### Task directions
Transcribe the listing exactly, leaving out every picture.
** Begin **
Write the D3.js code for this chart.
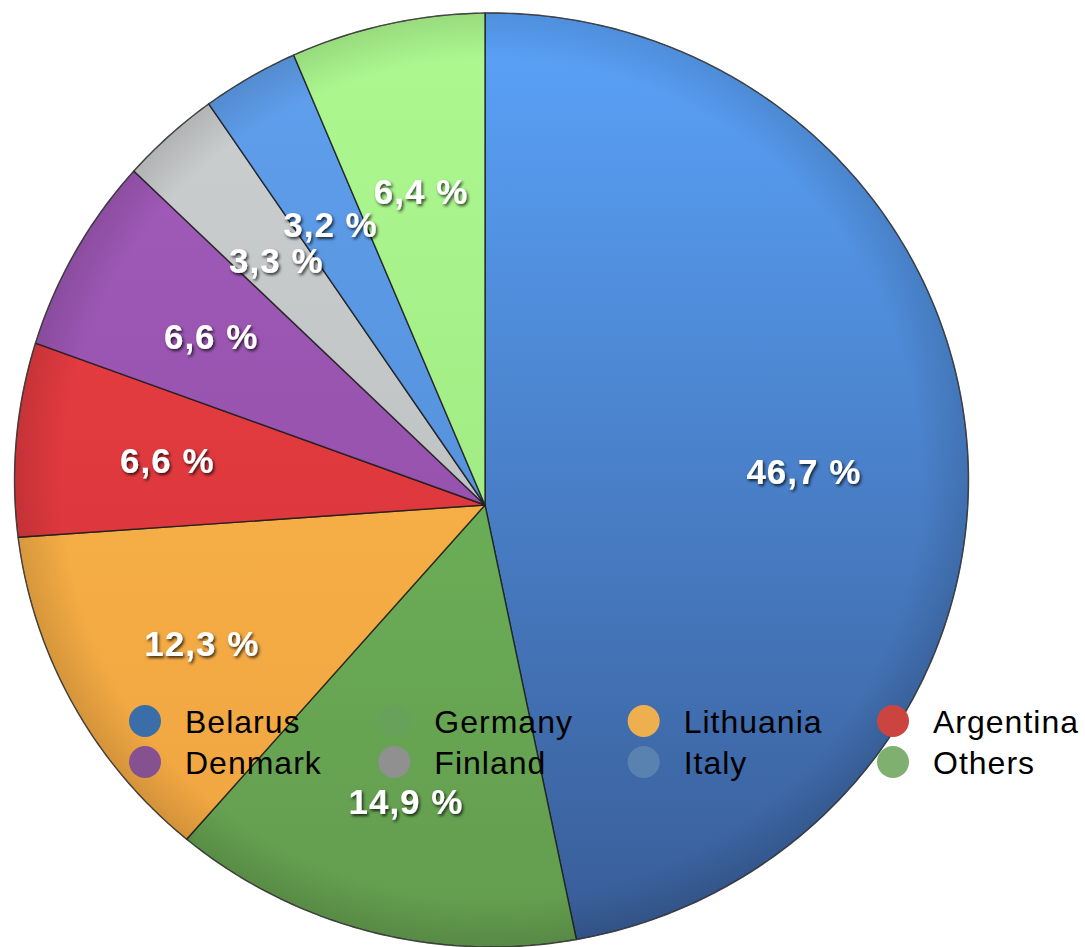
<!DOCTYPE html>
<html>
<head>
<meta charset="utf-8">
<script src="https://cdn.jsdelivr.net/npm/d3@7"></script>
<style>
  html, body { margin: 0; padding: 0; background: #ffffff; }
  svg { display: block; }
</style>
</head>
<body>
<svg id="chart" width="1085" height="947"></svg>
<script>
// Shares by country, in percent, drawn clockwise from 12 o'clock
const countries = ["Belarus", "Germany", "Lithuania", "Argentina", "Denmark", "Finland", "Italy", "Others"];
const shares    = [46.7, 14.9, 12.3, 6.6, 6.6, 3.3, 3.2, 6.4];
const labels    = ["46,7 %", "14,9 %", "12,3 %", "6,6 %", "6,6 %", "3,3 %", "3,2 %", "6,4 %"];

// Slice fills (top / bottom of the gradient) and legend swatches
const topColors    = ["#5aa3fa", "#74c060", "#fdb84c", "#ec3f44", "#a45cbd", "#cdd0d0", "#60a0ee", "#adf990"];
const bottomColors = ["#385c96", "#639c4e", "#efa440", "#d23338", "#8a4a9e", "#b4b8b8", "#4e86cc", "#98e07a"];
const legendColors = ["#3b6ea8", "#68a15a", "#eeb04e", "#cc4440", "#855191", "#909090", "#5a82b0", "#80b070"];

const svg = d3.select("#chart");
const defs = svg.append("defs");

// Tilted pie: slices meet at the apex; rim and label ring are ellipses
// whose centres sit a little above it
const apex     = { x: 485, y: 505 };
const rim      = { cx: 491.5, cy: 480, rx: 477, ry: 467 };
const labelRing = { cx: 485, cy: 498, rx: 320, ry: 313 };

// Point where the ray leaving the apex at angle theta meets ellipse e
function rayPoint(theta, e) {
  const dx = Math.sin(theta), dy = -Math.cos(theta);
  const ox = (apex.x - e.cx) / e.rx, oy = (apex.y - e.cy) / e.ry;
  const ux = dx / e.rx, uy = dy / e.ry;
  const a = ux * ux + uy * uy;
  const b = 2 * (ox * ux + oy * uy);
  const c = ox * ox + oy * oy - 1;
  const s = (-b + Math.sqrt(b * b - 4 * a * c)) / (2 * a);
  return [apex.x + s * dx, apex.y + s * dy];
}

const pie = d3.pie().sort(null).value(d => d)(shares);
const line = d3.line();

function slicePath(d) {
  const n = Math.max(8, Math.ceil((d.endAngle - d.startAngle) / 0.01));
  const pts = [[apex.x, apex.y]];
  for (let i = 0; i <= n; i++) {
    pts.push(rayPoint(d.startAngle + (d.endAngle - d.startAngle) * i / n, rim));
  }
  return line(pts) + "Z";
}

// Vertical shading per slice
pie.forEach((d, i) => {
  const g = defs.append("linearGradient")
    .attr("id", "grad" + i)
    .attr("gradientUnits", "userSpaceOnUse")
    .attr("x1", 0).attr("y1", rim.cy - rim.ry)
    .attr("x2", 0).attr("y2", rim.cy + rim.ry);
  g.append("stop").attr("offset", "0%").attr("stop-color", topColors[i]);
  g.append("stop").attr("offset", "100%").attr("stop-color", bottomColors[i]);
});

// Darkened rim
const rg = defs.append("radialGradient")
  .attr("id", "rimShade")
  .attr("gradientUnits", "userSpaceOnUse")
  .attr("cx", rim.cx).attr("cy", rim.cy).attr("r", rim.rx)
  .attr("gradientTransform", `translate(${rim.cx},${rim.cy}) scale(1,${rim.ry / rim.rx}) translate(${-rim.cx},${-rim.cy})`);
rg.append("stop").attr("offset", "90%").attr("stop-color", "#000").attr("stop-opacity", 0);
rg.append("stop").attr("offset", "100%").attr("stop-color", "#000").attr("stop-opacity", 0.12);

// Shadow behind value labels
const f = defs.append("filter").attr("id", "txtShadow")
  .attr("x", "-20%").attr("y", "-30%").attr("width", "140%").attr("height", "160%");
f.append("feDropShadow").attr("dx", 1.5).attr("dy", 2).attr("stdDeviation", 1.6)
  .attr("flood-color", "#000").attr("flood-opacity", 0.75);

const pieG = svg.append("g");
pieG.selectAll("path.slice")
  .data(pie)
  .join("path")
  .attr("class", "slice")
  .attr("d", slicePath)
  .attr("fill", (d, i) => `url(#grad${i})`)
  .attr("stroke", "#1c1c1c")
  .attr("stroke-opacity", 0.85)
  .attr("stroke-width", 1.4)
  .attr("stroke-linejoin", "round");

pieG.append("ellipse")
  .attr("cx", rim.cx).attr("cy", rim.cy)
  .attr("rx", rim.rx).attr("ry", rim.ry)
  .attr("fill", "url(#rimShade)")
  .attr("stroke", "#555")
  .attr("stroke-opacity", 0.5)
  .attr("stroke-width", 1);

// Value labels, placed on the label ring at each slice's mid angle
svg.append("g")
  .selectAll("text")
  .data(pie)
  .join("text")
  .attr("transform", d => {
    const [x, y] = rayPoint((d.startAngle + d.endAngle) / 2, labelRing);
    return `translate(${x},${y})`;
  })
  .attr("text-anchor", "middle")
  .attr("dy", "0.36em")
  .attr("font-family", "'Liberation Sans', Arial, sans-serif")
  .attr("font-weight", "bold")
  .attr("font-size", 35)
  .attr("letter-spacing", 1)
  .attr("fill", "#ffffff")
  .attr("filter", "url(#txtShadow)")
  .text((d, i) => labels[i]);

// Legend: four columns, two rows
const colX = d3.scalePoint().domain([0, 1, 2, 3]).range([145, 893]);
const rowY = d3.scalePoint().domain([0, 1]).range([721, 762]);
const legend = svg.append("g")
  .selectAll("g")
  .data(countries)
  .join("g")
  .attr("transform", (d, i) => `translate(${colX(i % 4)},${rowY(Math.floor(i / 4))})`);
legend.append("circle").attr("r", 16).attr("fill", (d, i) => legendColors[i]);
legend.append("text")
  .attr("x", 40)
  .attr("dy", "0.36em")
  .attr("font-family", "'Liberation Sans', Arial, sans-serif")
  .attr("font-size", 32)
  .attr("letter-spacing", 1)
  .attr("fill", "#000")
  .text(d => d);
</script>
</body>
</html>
** End **
### Task answer
Write the D3.js code for this chart.
<!DOCTYPE html>
<html>
<head>
<meta charset="utf-8">
<script src="https://cdn.jsdelivr.net/npm/d3@7"></script>
<style>
  html, body { margin: 0; padding: 0; background: #ffffff; }
  svg { display: block; }
</style>
</head>
<body>
<svg id="chart" width="1085" height="947"></svg>
<script>
// Shares by country, in percent, drawn clockwise from 12 o'clock
const countries = ["Belarus", "Germany", "Lithuania", "Argentina", "Denmark", "Finland", "Italy", "Others"];
const shares    = [46.7, 14.9, 12.3, 6.6, 6.6, 3.3, 3.2, 6.4];
const labels    = ["46,7 %", "14,9 %", "12,3 %", "6,6 %", "6,6 %", "3,3 %", "3,2 %", "6,4 %"];

// Slice fills (top / bottom of the gradient) and legend swatches
const topColors    = ["#5aa3fa", "#74c060", "#fdb84c", "#ec3f44", "#a45cbd", "#cdd0d0", "#60a0ee", "#adf990"];
const bottomColors = ["#385c96", "#639c4e", "#efa440", "#d23338", "#8a4a9e", "#b4b8b8", "#4e86cc", "#98e07a"];
const legendColors = ["#3b6ea8", "#68a15a", "#eeb04e", "#cc4440", "#855191", "#909090", "#5a82b0", "#80b070"];

const svg = d3.select("#chart");
const defs = svg.append("defs");

// Tilted pie: slices meet at the apex; rim and label ring are ellipses
// whose centres sit a little above it
const apex     = { x: 485, y: 505 };
const rim      = { cx: 491.5, cy: 480, rx: 477, ry: 467 };
const labelRing = { cx: 485, cy: 498, rx: 320, ry: 313 };

// Point where the ray leaving the apex at angle theta meets ellipse e
function rayPoint(theta, e) {
  const dx = Math.sin(theta), dy = -Math.cos(theta);
  const ox = (apex.x - e.cx) / e.rx, oy = (apex.y - e.cy) / e.ry;
  const ux = dx / e.rx, uy = dy / e.ry;
  const a = ux * ux + uy * uy;
  const b = 2 * (ox * ux + oy * uy);
  const c = ox * ox + oy * oy - 1;
  const s = (-b + Math.sqrt(b * b - 4 * a * c)) / (2 * a);
  return [apex.x + s * dx, apex.y + s * dy];
}

const pie = d3.pie().sort(null).value(d => d)(shares);
const line = d3.line();

function slicePath(d) {
  const n = Math.max(8, Math.ceil((d.endAngle - d.startAngle) / 0.01));
  const pts = [[apex.x, apex.y]];
  for (let i = 0; i <= n; i++) {
    pts.push(rayPoint(d.startAngle + (d.endAngle - d.startAngle) * i / n, rim));
  }
  return line(pts) + "Z";
}

// Vertical shading per slice
pie.forEach((d, i) => {
  const g = defs.append("linearGradient")
    .attr("id", "grad" + i)
    .attr("gradientUnits", "userSpaceOnUse")
    .attr("x1", 0).attr("y1", rim.cy - rim.ry)
    .attr("x2", 0).attr("y2", rim.cy + rim.ry);
  g.append("stop").attr("offset", "0%").attr("stop-color", topColors[i]);
  g.append("stop").attr("offset", "100%").attr("stop-color", bottomColors[i]);
});

// Darkened rim
const rg = defs.append("radialGradient")
  .attr("id", "rimShade")
  .attr("gradientUnits", "userSpaceOnUse")
  .attr("cx", rim.cx).attr("cy", rim.cy).attr("r", rim.rx)
  .attr("gradientTransform", `translate(${rim.cx},${rim.cy}) scale(1,${rim.ry / rim.rx}) translate(${-rim.cx},${-rim.cy})`);
rg.append("stop").attr("offset", "90%").attr("stop-color", "#000").attr("stop-opacity", 0);
rg.append("stop").attr("offset", "100%").attr("stop-color", "#000").attr("stop-opacity", 0.12);

// Shadow behind value labels
const f = defs.append("filter").attr("id", "txtShadow")
  .attr("x", "-20%").attr("y", "-30%").attr("width", "140%").attr("height", "160%");
f.append("feDropShadow").attr("dx", 1.5).attr("dy", 2).attr("stdDeviation", 1.6)
  .attr("flood-color", "#000").attr("flood-opacity", 0.75);

const pieG = svg.append("g");
pieG.selectAll("path.slice")
  .data(pie)
  .join("path")
  .attr("class", "slice")
  .attr("d", slicePath)
  .attr("fill", (d, i) => `url(#grad${i})`)
  .attr("stroke", "#1c1c1c")
  .attr("stroke-opacity", 0.85)
  .attr("stroke-width", 1.4)
  .attr("stroke-linejoin", "round");

pieG.append("ellipse")
  .attr("cx", rim.cx).attr("cy", rim.cy)
  .attr("rx", rim.rx).attr("ry", rim.ry)
  .attr("fill", "url(#rimShade)")
  .attr("stroke", "#555")
  .attr("stroke-opacity", 0.5)
  .attr("stroke-width", 1);

// Value labels, placed on the label ring at each slice's mid angle
svg.append("g")
  .selectAll("text")
  .data(pie)
  .join("text")
  .attr("transform", d => {
    const [x, y] = rayPoint((d.startAngle + d.endAngle) / 2, labelRing);
    return `translate(${x},${y})`;
  })
  .attr("text-anchor", "middle")
  .attr("dy", "0.36em")
  .attr("font-family", "'Liberation Sans', Arial, sans-serif")
  .attr("font-weight", "bold")
  .attr("font-size", 35)
  .attr("letter-spacing", 1)
  .attr("fill", "#ffffff")
  .attr("filter", "url(#txtShadow)")
  .text((d, i) => labels[i]);

// Legend: four columns, two rows
const colX = d3.scalePoint().domain([0, 1, 2, 3]).range([145, 893]);
const rowY = d3.scalePoint().domain([0, 1]).range([721, 762]);
const legend = svg.append("g")
  .selectAll("g")
  .data(countries)
  .join("g")
  .attr("transform", (d, i) => `translate(${colX(i % 4)},${rowY(Math.floor(i / 4))})`);
legend.append("circle").attr("r", 16).attr("fill", (d, i) => legendColors[i]);
legend.append("text")
  .attr("x", 40)
  .attr("dy", "0.36em")
  .attr("font-family", "'Liberation Sans', Arial, sans-serif")
  .attr("font-size", 32)
  .attr("letter-spacing", 1)
  .attr("fill", "#000")
  .text(d => d);
</script>
</body>
</html>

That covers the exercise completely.